Regardless of who you are or what you’re looking for, one of the most common ways to look for products and services is the mighty internet. An unpublished BioBM study found that among life science researchers, 45% will turn to search engines first when looking for a product or service – roughly the same amount as will ask a colleague first – and almost all scientists will perform an internet search at some point in their buying journey. Given the near-ubiquitous prevalence of search as a tool to find products and services, search engine marketing just seems to make logical sense. If you have a product, and someone is looking for that product, then put up an ad, they’ll click on it, and bingo – for a few bucks you’ve targeted a highly relevant member of your target market who is even looking for product information right now! Simple, right? Not always…
There are, in fact, multiple scenarios in which search engine marketing can fail. One of those reasons, however, is a bit more difficult to detect and can actually cost you a lot of money.
eBay Research Labs recently published a study where they set out to determine if brand keyword search ads, in other words keywords that contain the brand name of the company, were worthwhile. Unsurprisingly, they found that such advertising was not effective; in these circumstances people were using Google as a navigational tool and when paid search was turned off, and therefore paid traffic dropped to zero, their organic traffic increased by roughly the same amount.
The much more interesting question that they asked was: “What would happen if we simply turned search advertising off altogether?” The answer to this may seem obvious. If someone searches for “used Gibson Les Paul” (an example they use in the paper) a number of guitar resellers appear in organic search prior to eBay. As this is also the case for many other product-specific terms, eBay’s search ads help direct traffic to eBay when they would otherwise be directed to other sellers / resellers, and thereby increasing eBay’s business. It seems to make logical sense.
eBay wasn’t satisfied with that assumption, however, so they took a sampling of United States geographies and turned off all search ads, leaving search ads in the rest of the country on as a control. What happened to their sales? Largely, nothing. Looking at the sales and advertising data in conjunction with customer data, they found that search advertising is only cost-effective on the least active customers; those whose last eBay purchase was not recent and who made few purchases in the past year. However, eBay is a very popular company and those infrequent purchasers constituted a small percentage of searchers. Therefore, when cost effectiveness was calculated, search advertising had an astonishing -75% ROI. In other words, for every dollar they spent in search advertising, they got back only 25 cents!

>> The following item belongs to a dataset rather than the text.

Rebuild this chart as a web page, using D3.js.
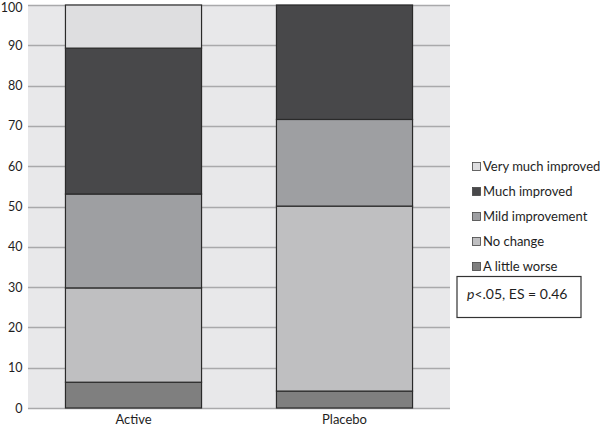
<!DOCTYPE html>
<html>
<head>
<meta charset="utf-8">
<script src="https://cdn.jsdelivr.net/npm/d3@7"></script>
<style>
  body { margin: 0; background: #fff; }
  text { font-family: Lato, "Open Sans", sans-serif; fill: #1e1e1e; }
</style>
</head>
<body>
<script>
// Chart data
var groups = ["Active", "Placebo"];
var responses = ["A little worse", "No change", "Mild improvement", "Much improved", "Very much improved"];
var activeValues = [6.4, 23.4, 23.3, 36.2, 10.7];
var placeboValues = [4.2, 45.9, 21.5, 28.4, 0];
var yTicks = [0, 10, 20, 30, 40, 50, 60, 70, 80, 90, 100];
var note = ", ES = 0.46";

var colors = ["#7f7f7f", "#bfbfc1", "#9e9fa2", "#48484a", "#dedee0"];

(function() {
  var width = 600, height = 427;
  var margin = {top: 5, left: 28, bottom: 19};
  var plotRight = 450;

  var svg = d3.select("body").append("svg")
      .attr("width", width)
      .attr("height", height);

  var x = d3.scaleBand()
      .domain(groups)
      .range([margin.left, plotRight])
      .paddingInner(0.355)
      .paddingOuter(0.1775);

  var y = d3.scaleLinear()
      .domain([0, 100])
      .range([height - margin.bottom, margin.top]);

  // plot background
  svg.append("rect")
      .attr("x", margin.left)
      .attr("y", y(100))
      .attr("width", plotRight - margin.left)
      .attr("height", y(0) - y(100))
      .attr("fill", "#e8e8ea");

  // gridlines
  svg.selectAll(".grid")
      .data(yTicks)
      .enter()
      .append("line")
      .attr("class", "grid")
      .attr("x1", margin.left)
      .attr("x2", plotRight)
      .attr("y1", function(d) { return Math.round(y(d)) + 0.5; })
      .attr("y2", function(d) { return Math.round(y(d)) + 0.5; })
      .attr("stroke", "#a9a9ab")
      .attr("stroke-width", 1.3);

  // y tick labels (top one nudged so it stays inside the picture)
  svg.selectAll(".ylab")
      .data(yTicks)
      .enter()
      .append("text")
      .attr("class", "ylab")
      .attr("x", 22.5)
      .attr("y", function(d) { return Math.max(y(d), 7); })
      .attr("dy", "0.36em")
      .attr("text-anchor", "end")
      .style("font-size", "12.5px")
      .text(function(d) { return d; });

  // stack the data
  var rows = groups.map(function(g, i) {
    var vals = i === 0 ? activeValues : placeboValues;
    var row = {group: g};
    responses.forEach(function(r, j) { row[r] = vals[j]; });
    return row;
  });
  var series = d3.stack().keys(responses)(rows);

  svg.selectAll(".layer")
      .data(series)
      .enter()
      .append("g")
      .attr("class", "layer")
      .attr("fill", function(d, i) { return colors[i]; })
      .selectAll("rect")
      .data(function(d) { return d.filter(function(s) { return s[1] - s[0] > 0; }); })
      .enter()
      .append("rect")
      .attr("x", function(d) { return x(d.data.group); })
      .attr("width", x.bandwidth())
      .attr("y", function(d) { return y(d[1]); })
      .attr("height", function(d) { return y(d[0]) - y(d[1]); })
      .attr("stroke", "#2a2a2a")
      .attr("stroke-width", 1.2);

  // x labels
  svg.selectAll(".xlab")
      .data(groups)
      .enter()
      .append("text")
      .attr("class", "xlab")
      .attr("x", function(d) { return x(d) + x.bandwidth() / 2; })
      .attr("y", 424)
      .attr("text-anchor", "middle")
      .style("font-size", "13px")
      .text(function(d) { return d; });

  // legend (top item = last series)
  var legend = svg.selectAll(".legend")
      .data(responses.slice().reverse())
      .enter()
      .append("g")
      .attr("class", "legend")
      .attr("transform", function(d, i) { return "translate(472," + (166 + i * 25) + ")"; });

  legend.append("rect")
      .attr("x", 0.5)
      .attr("y", -3.5)
      .attr("width", 8)
      .attr("height", 8)
      .attr("fill", function(d) { return colors[responses.indexOf(d)]; })
      .attr("stroke", "#444")
      .attr("stroke-width", 0.8);

  legend.append("text")
      .attr("x", 11)
      .attr("y", 0)
      .attr("dy", "0.38em")
      .style("font-size", "13px")
      .text(function(d) { return d; });

  // stats box
  svg.append("rect")
      .attr("x", 457)
      .attr("y", 276.5)
      .attr("width", 124)
      .attr("height", 41)
      .attr("fill", "#fff")
      .attr("stroke", "#333")
      .attr("stroke-width", 1.2);

  var t = svg.append("text")
      .attr("x", 467)
      .attr("y", 299)
      .style("font-size", "14px");
  t.append("tspan").style("font-style", "italic").text("p");
  t.append("tspan").text("<.05" + note);
})();
</script>
</body>
</html>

Most life science companies, however, as with most companies in general, do not have the kind of brand recognition that eBay does. You probably don’t have to remind scientists that Sigma sells chemicals or that Illumina sells sequencers, but these are the exceptions rather than the rules. So what’s the takeaway for smaller companies? First, while search engine marketing is a fantastic tool and can work wonders for sales or lead generation, we shouldn’t simply expect it to do so. Secondly, testing and analytics are extremely important – not just for search marketing but any advertising campaign and most marketing endeavors. While it may be more difficult to draw accurate conclusions from smaller sample sizes, most of the experiments that eBay ran to test their hypotheses could be done by any company.